Fech also emphasized community.

“You’ve got people — in this post-pandemic world, especially — who are starving for relationship,” she said. “And what does the church say? We say, come to us in person; let us bring you two things. Let us bring you, yes, a vibrant parish community that meets your spiritual needs. We hope that all parishes are doing that. But first and foremost, let us offer you a personal relationship with Jesus Christ, through the Eucharist.”

And the church, Fech said, offers continuity.

“I think particularly young people, they are trying to find truth. They’re trying to find beauty, but also trying to find stability,” she said. “They live in a world where the political culture is so tenuous, where society is so tenuous. … And they’re saying, ‘I need something true. I need something stable.'”

Sherry Weddell, co-founder and executive director of the Catherine of Siena Institute in Colorado Springs, Col., cautioned observers from drawing quick conclusions.

“Our rule around the institute is, never accept a label in place of a story,” advised Weddell, the author of several books including “Fruitful Discipleship: Living the Mission of Jesus in the Church and the World.” “So I think if we had a chance to listen to these people and really hear their journeys, I think we’d see there’s a startling combination of things. And it varies from person to person, of course.”

Wedell stressed, however, that intercessory prayer can spark conversion and widespread renewal.

“Stuff like this always happens because God is bestowing, is calling people from their responding,” she said. “We know the graces are always available to people at all times, but literally there are times in the church’s life when the graces that are apparently being bestowed — being poured out — are greater, and more people are responding. That’s another characteristic pattern of awakenings. And so I think that’s part of what’s going on.”

At the University of Notre Dame in Indiana, the largest group of new Catholics there in at least a quarter of a century — 125 — will receive the sacraments at Easter.

Brett Perkins, assistant director for evangelization and religious education in the Office of Campus Ministry, said he has witnessed a discernible purpose this year.
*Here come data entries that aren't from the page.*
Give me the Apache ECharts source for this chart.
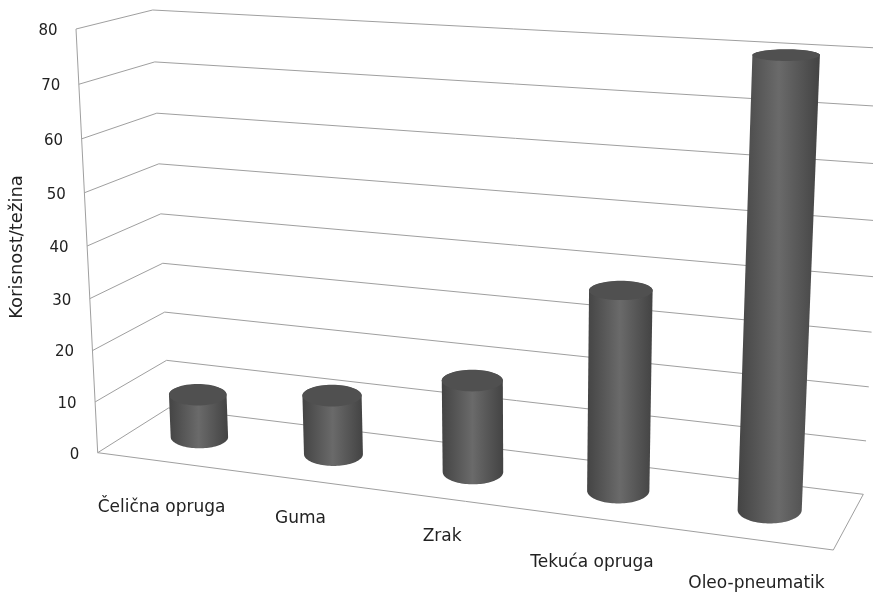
<!DOCTYPE html>
<html><head><meta charset="utf-8">
<style>html,body{margin:0;padding:0;background:#fff}#c{width:873px;height:594px}</style>
<script src="https://cdn.jsdelivr.net/npm/echarts@6/dist/echarts.min.js"></script>
</head><body><div id="c"></div>
<script>
const categories = ['Čelična opruga','Guma','Zrak','Tekuća opruga','Oleo-pneumatik'];
const values = [8.5, 11.5, 17.5, 37, 80];
const yTicks = [0,10,20,30,40,50,60,70,80];
const axisTitle = 'Korisnost/težina';

// projection of the chart box: corners [front-left, front-right, back-right, back-left]
const floorQuad = [[97.7,452.7],[833.3,550],[863.3,494.3],[168.5,408]];
const roofQuad  = [[76,29],[856,73],[886,48.4],[152.7,10]];
const bend = 0.05;
// hand placement of the slanted category labels relative to the front floor edge
const labelNudge = [[-3,46],[-2,39],[-4,38],[-4,44],[4,44]];
function homography(q){
  const [p0,p1,p2,p3]=q;
  const sx=p0[0]-p1[0]+p2[0]-p3[0], sy=p0[1]-p1[1]+p2[1]-p3[1];
  const dx1=p1[0]-p2[0], dx2=p3[0]-p2[0], dy1=p1[1]-p2[1], dy2=p3[1]-p2[1];
  const den=dx1*dy2-dx2*dy1;
  const g=(sx*dy2-dx2*sy)/den, h=(dx1*sy-sx*dy1)/den;
  const a=p1[0]-p0[0]+g*p1[0], b=p3[0]-p0[0]+h*p3[0], c=p0[0];
  const d=p1[1]-p0[1]+g*p1[1], e=p3[1]-p0[1]+h*p3[1], f=p0[1];
  return (u,v)=>{const w=g*u+h*v+1;return [(a*u+b*v+c)/w,(d*u+e*v+f)/w];};
}
const floorH=homography(floorQuad), roofH=homography(roofQuad);
function project(u,z,t){
  const a=floorH(u,z), b=roofH(u,z), f=t/(1+bend*(1-t));
  return [a[0]+(b[0]-a[0])*f, a[1]+(b[1]-a[1])*f];
}
function norm(api,params,idx,val){
  const p=api.coord([idx,val]), s=params.coordSys;
  return {u:(p[0]-s.x)/s.width, t:(s.y+s.height-p[1])/s.height};
}
const lineStyle={stroke:'#9f9f9f',lineWidth:1,fill:null};
function poly(points,style){return {type:'polyline',shape:{points},style};}

function renderWall(params,api){
  const tick=api.value(1), n=norm(api,params,0,tick), t=n.t;
  const fl=project(0,0,t), bl=project(0,1,t), br=project(1,1,t);
  const children=[poly([fl,bl,br],lineStyle)];
  children.push({type:'text',style:{text:String(tick),x:fl[0]-18.5,y:fl[1]+2,align:'right',verticalAlign:'middle',
    fill:'#222222',font:'15px "DejaVu Sans"'}});
  if(tick===0){
    children.push(poly([fl,project(0,0,1)],lineStyle));
    children.push(poly([fl,project(1,0,0),br],lineStyle));
  }
  return {type:'group',children};
}
const bodyFill={type:'linear',x:0,y:0,x2:1,y2:0,colorStops:[
  {offset:0,color:'#444444'},{offset:0.5,color:'#6a6a6a'},{offset:1,color:'#434343'}]};
function renderCyl(params,api){
  const idx=api.value(0), val=api.value(1);
  const n=norm(api,params,idx,val), u=n.u-0.002, zc=0.52;
  const du=0.0405, dz=0.25;
  const at=t=>{
    const c=project(u,zc,t);
    const rx0=Math.abs(project(u+du,zc,t)[0]-project(u-du,zc,t)[0])/2;
    const rx=rx0*0.714+9.7;
    const ry=Math.abs(project(u,zc+dz,t)[1]-project(u,zc-dz,t)[1])/2;
    return {c,rx,ry};
  };
  const top=at(n.t), bot=at(0);
  const body=[];
  body.push([top.c[0]-top.rx,top.c[1]]);
  for(let i=0;i<=48;i++){const a=Math.PI*(1-i/48);
    body.push([bot.c[0]+bot.rx*Math.cos(a),bot.c[1]+bot.ry*Math.sin(a)]);}
  body.push([top.c[0]+top.rx,top.c[1]]);
  for(let i=1;i<48;i++){const a=Math.PI*(i/48);
    body.push([top.c[0]+top.rx*Math.cos(a),top.c[1]-(top.ry-0.5)*Math.sin(a)]);}
  const lab=project(n.u,0,0), nudge=labelNudge[idx];
  return {type:'group',children:[
    {type:'polygon',shape:{points:body},style:{fill:bodyFill}},
    {type:'ellipse',shape:{cx:top.c[0],cy:top.c[1],rx:top.rx,ry:top.ry},style:{fill:'#505050'}},
    {type:'text',style:{text:categories[idx],x:lab[0]+nudge[0],y:lab[1]+nudge[1],align:'center',verticalAlign:'middle',
      fill:'#222222',font:'17px "DejaVu Sans"'}}
  ]};
}
const chart=echarts.init(document.getElementById('c'),null,{renderer:'canvas'});
chart.setOption({
  animation:false,
  backgroundColor:'#fff',
  grid:{left:97,right:10,top:47,bottom:147,containLabel:false},
  xAxis:{type:'category',data:categories,show:false},
  yAxis:{type:'value',min:0,max:80,interval:10,name:axisTitle,nameLocation:'middle',nameGap:73,nameRotate:90,
    nameTextStyle:{color:'#222222',fontSize:18,fontFamily:'DejaVu Sans'},
    axisLine:{show:false},axisTick:{show:false},axisLabel:{show:false},splitLine:{show:false}},
  series:[
    {type:'custom',silent:true,clip:false,z:1,renderItem:renderWall,data:yTicks.map(v=>[0,v])},
    {type:'custom',silent:true,clip:false,z:2,renderItem:renderCyl,data:values.map((v,i)=>[i,v])}
  ]
});
</script></body></html>
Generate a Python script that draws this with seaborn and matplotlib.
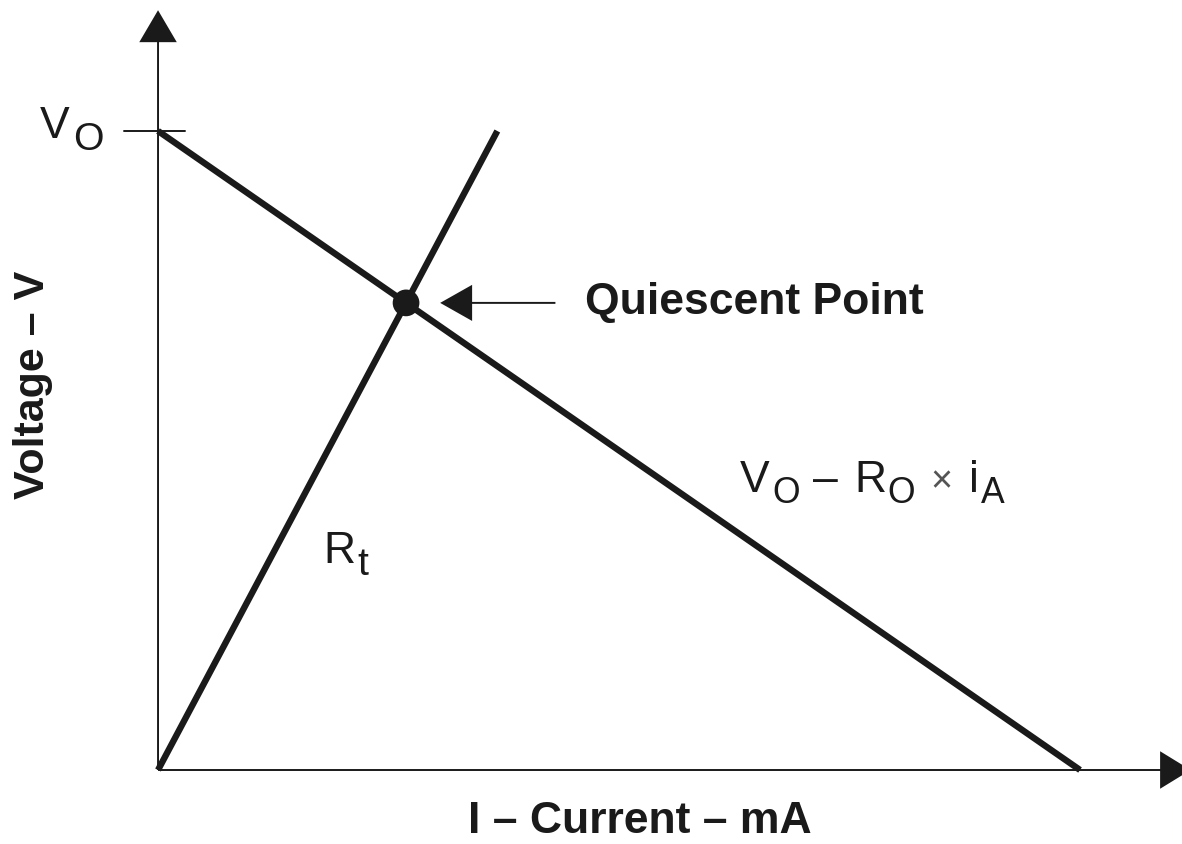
import matplotlib
matplotlib.use("Agg")
import matplotlib.pyplot as plt
from matplotlib.transforms import offset_copy
import seaborn as sns

# load line and thermistor line (current in mA, voltage in V)
load_i = [0.0, 10.0]
load_v = [10.0, 0.0]
rt_i = [0.0, 3.68]
rt_v = [0.0, 10.0]
q_i = [2.69]
q_v = [7.31]
v_open = 10.0

sns.set_theme(style="white")
plt.rcParams["font.family"] = ["Liberation Sans", "DejaVu Sans"]

ink = "#1a1a1a"

fig = plt.figure(figsize=(11.82, 8.44), dpi=100)
ax = fig.add_axes([0, 0, 1, 1])
ax.set_xlim(-1.714, 11.106)
ax.set_ylim(-1.158, 12.05)
ax.axis("off")
renderer = fig.canvas.get_renderer()


def sub_label(x, y, parts, size=32, sub_scale=0.8, drop=11):
    # parts: (text, is_subscript, gap_before_px, colour, size factor)
    dx = 0.0
    for s, is_sub, gap, col, f in parts:
        dx += gap
        fs = size * (sub_scale if is_sub else 1.0) * f
        tr = offset_copy(ax.transData, fig=fig, x=dx, y=-drop if is_sub else 0,
                         units="dots")
        t = ax.text(x, y, s, transform=tr, fontsize=fs, color=col,
                    ha="left", va="baseline")
        dx += t.get_window_extent(renderer).width


# axes with arrow heads
ax.annotate("", xy=(0, 11.89), xytext=(0, 0), annotation_clip=False,
            arrowprops=dict(width=1.4, headwidth=27, headlength=23, color=ink, lw=0))
ax.annotate("", xy=(11.2, 0), xytext=(0, 0), annotation_clip=False,
            arrowprops=dict(width=1.4, headwidth=27, headlength=22, color=ink, lw=0))
ax.plot([-0.37, 0.29], [v_open, v_open], color=ink, lw=1.4)

sns.lineplot(x=load_i, y=load_v, ax=ax, color=ink, lw=4.6, solid_capstyle="butt")
sns.lineplot(x=rt_i, y=rt_v, ax=ax, color=ink, lw=4.6, solid_capstyle="butt")
sns.scatterplot(x=q_i, y=q_v, ax=ax, color=ink, s=370, edgecolor="none", zorder=5)

ax.annotate("", xy=(3.06, q_v[0]), xytext=(4.31, q_v[0]),
            arrowprops=dict(width=1.4, headwidth=26, headlength=23, color=ink, lw=0))
ax.text(4.63, q_v[0], "Quiescent Point", fontsize=32, fontweight="bold",
        color=ink, ha="left", va="center")

sub_label(-1.28, 9.89, [("V", False, 0, ink, 1), ("O", True, 3, ink, 1)],
          sub_scale=0.88, drop=12)
sub_label(6.31, 4.35, [("V", False, 0, ink, 1), ("O", True, 3, ink, 1),
                       ("–", False, 13, ink, 1), ("R", False, 16, ink, 1),
                       ("O", True, 1, ink, 1), ("×", False, 16, "#555555", 0.85),
                       ("i", False, 16, ink, 1), ("A", True, 2, ink, 1)])
sub_label(1.79, 3.24, [("R", False, 0, ink, 1), ("t", True, 2, ink, 1)],
          sub_scale=0.88, drop=12)

ax.text(5.23, -0.81, "I – Current – mA", fontsize=32, fontweight="bold",
        color=ink, ha="center", va="center")
ax.text(-1.36, 6.02, "Voltage – V", fontsize=31, fontweight="bold",
        color=ink, ha="center", va="center", rotation=90)

fig.savefig("out.png", dpi=100)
“Fewer of them are sensing that they were doing this out of obligation — that they ‘need’ to get confirmed — but rather more out of an intentional decision to follow after Jesus, and a desire to be a part of the body of Christ in the church,” he said. “They’re letting that change their worldview.”

A March 2025 Pew Research Center study found that in many countries around the world, a fifth or more of all adults have left the religious group in which they were raised.

Still, Perkins is optimistic that the roots he has helped to tend are deep — and may be part of a larger revival.

“I don’t think anybody’s looking for another box to check or another club to be a part of. If that’s all your faith is going to be, then why bother,” he said. “But for folks who are desiring and who see that void and notice that void inside and are looking for its fulfillment, come and see, right? Come and see. Because the Catholic Church is here for you — we always have been, and we always will be.”